Hay otros intercambios que exudan poesía. El mejor ejemplo que he encontrado es el interesante volumen que recoge las cartas que se cruzaba el poeta Jaime Sabines y su esposa Josefa Rodríguez, a la que cariñosamente llamaba Chepita. El ejercicio epistolar de este gigante literario, pone en evidencia su genialidad como escritor, pues pasa de los comentarios más cotidianos a insertarle poemas, como una carta firmada en noviembre de 1947, en la que le escribe el poema Nocturno.[6]

Para ir terminando el ejercicio, sin rematarlo, porque quisiéramos regresar a él para seguir recomendando lecturas, hay también cartas atormentadamente hermosas, como las que el malogrado pintor Van Gogh le remitía a su hermano Théo, en las que pasa de la alegría a la melancolía a un párrafo de distancia, como esta de abril de 1889: “Me encuentro muy bien desde hace unos días, salvo un cierto fondo de vaga tristeza difícil de definir –pero en fin– más bien he cobrado fuerza físicamente, en lugar de perderlas, y trabajo. Tengo justamente sobre el caballete un vergel de melocotones al borde de un camino, con los pequeños Alpes al fondo. Parece que en el Figaro ha salido un buen artículo sobre Monet (…) Felizmente, el tiempo es bueno y el sol radiante; y la gente de aquí no tarda en olvidar momentáneamente todas sus penas y entonces resplandece de animación y de ilusiones…”[7]

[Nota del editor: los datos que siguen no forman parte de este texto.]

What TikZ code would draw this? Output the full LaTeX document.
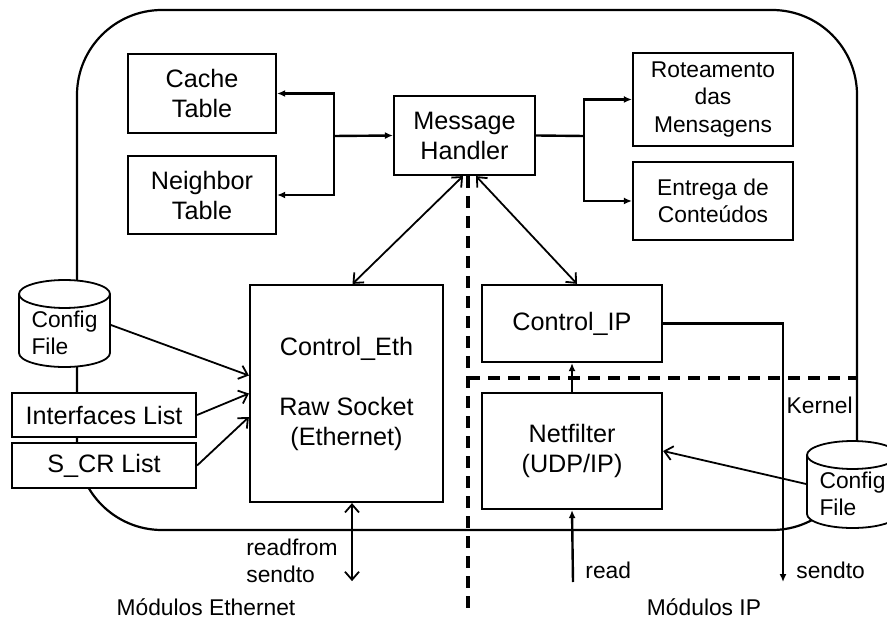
\documentclass[tikz,border=0pt]{standalone}
\usepackage{fontspec}
\setmainfont{Liberation Sans}
\usetikzlibrary{shapes.geometric,arrows.meta}

\newcommand{\boxfont}{\fontsize{12.6}{15}\selectfont}
\newcommand{\notefont}{\fontsize{11.4}{13.75}\selectfont}

\begin{document}
\begin{tikzpicture}[x=0.5pt, y=-0.5pt,
	box/.style={draw, line width=1.1pt, fill=white, align=center, inner sep=1pt, font=\boxfont},
	smallbox/.style={box, font=\notefont},
	store/.style={cylinder, shape border rotate=90, aspect=0.4, draw, line width=0.9pt, fill=white, align=left, inner sep=1pt, font=\notefont, minimum width=45.5pt, minimum height=33.5pt},
	note/.style={inner sep=0pt, font=\notefont},
	link/.style={line width=1.2pt, -{Latex[length=4pt,width=3.5pt]}},
	flow/.style={line width=0.9pt, {Straight Barb[length=4pt,width=7pt]}-{Straight Barb[length=4pt,width=7pt]}},
	feed/.style={line width=0.9pt, -{Straight Barb[length=4pt,width=7pt]}},
	divider/.style={line width=1.6pt, dash pattern=on 6pt off 4pt}]
\clip (0,0) rectangle (887,619);
\draw[line width=1.1pt, rounded corners=42.5pt] (77,10) rectangle (857,530);

\node[box, minimum width=74pt, minimum height=39.5pt] (cache) at (202,93.5) {Cache\\Table};
\node[box, minimum width=74pt, minimum height=39pt] (neighbor) at (202,195) {Neighbor\\Table};
\node[box, minimum width=70.5pt, minimum height=39.5pt] (handler) at (464.5,135.5) {Message\\Handler};
\node[smallbox, minimum width=80pt, minimum height=46.5pt] (route) at (713,99.5) {Roteamento\\das\\Mensagens};
\node[smallbox, minimum width=80pt, minimum height=39pt] (deliver) at (713,201) {Entrega de\\Conteúdos};
\node[box, minimum width=96.5pt, minimum height=108.5pt] (eth) at (346.5,393.5) {Control\_Eth\\[15pt]Raw Socket\\(Ethernet)};
\node[box, minimum width=90pt, minimum height=38.5pt] (ctrlip) at (572,323.5) {Control\_IP};
\node[box, minimum width=90pt, minimum height=58pt] (netfilter) at (572,451) {Netfilter\\(UDP/IP)};
\node[store] (cfgeth) at (64.5,333) {Config\\File};
\node[box, minimum width=92pt, minimum height=22pt] (iflist) at (104,415) {Interfaces List};
\node[box, minimum width=92pt, minimum height=22.5pt] (scrlist) at (104,465.5) {S\_CR List};
\node[store, minimum height=32pt] (cfgip) at (852.5,494) {Config\\File};

\coordinate (jl) at (334,136);
\coordinate (jr) at (584,136);
\draw[link] (jl) -- (handler.west);
\draw[link] (jl) |- (cache.east);
\draw[link] (jl) |- (neighbor.east);
\draw[line width=1.2pt] (handler.east) -- (jr);
\draw[link] (jr) |- (route.west);
\draw[link] (jr) |- (deliver.west);

\draw[flow] ([xshift=-0.75pt]handler.south) -- ([xshift=3pt]eth.north);
\draw[flow] ([xshift=5.75pt]handler.south) -- ([xshift=2.5pt]ctrlip.north);
\draw[feed] ([yshift=4pt]cfgeth.east) -- ([yshift=9pt]eth.west);
\draw[feed] (iflist.east) -- (eth.west);
\draw[feed] (scrlist.east) -- ([yshift=-11.75pt]eth.west);
\draw[feed] ([yshift=5pt]cfgip.west) -- (netfilter.east);
\draw[link, line width=0.9pt] (netfilter.north) -- (ctrlip.south);

\coordinate (ethio) at ([xshift=2.75pt,yshift=-39pt]eth.south);
\coordinate (readin) at (573,582);
\coordinate (sendout) at (783,582);
\draw[flow] ([xshift=2.75pt]eth.south) -- (ethio);
\draw[link] (readin) -- (netfilter.south);
\draw[link] (ctrlip.east) -| (sendout);

\coordinate (divtop) at (468,176);
\coordinate (divbot) at (468,612);
\coordinate (kernr) at (857,378);
\draw[divider] (divtop) -- (divbot);
\draw[divider] (divtop |- kernr) -- (kernr);

\node[note, align=left, anchor=west] (rwlbl) at (246,561) {readfrom\\sendto};
\node[note, anchor=west] (readlbl) at (585,570) {read};
\node[note, anchor=west] (sendlbl) at (796,570) {sendto};
\node[note, anchor=east] (kernlbl) at (853,405) {Kernel};
\node[note] (ethmod) at (206,607) {Módulos Ethernet};
\node[note] (ipmod) at (704,607) {Módulos IP};
\end{tikzpicture}
\end{document}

[1] Lucien Febvre. Martín Lutero, un destino. Fondo de Cultura Económica, México: 2013. Página 57.

[2] Joseph J. Ellis. First Family. Alfred A. Knopf. New York: 2010. Página 6.

[3] Anais Nin y Henry Miller. Una pasión literaria. Correspondencia (1932-1953). Ediciones Siruela, España: 2003. Página 64.

[4] Op. Cit. Página 189.

[5] Op. Cit. Página 164.

[6] Jaime Sabines. Los amorosos. Cartas a Chepita. Booket, México: 2009. Página 40.

[7] Vincent Van Gogh. Cartas a Théo. Editorial Norma. Colombia: 1995. Página 313.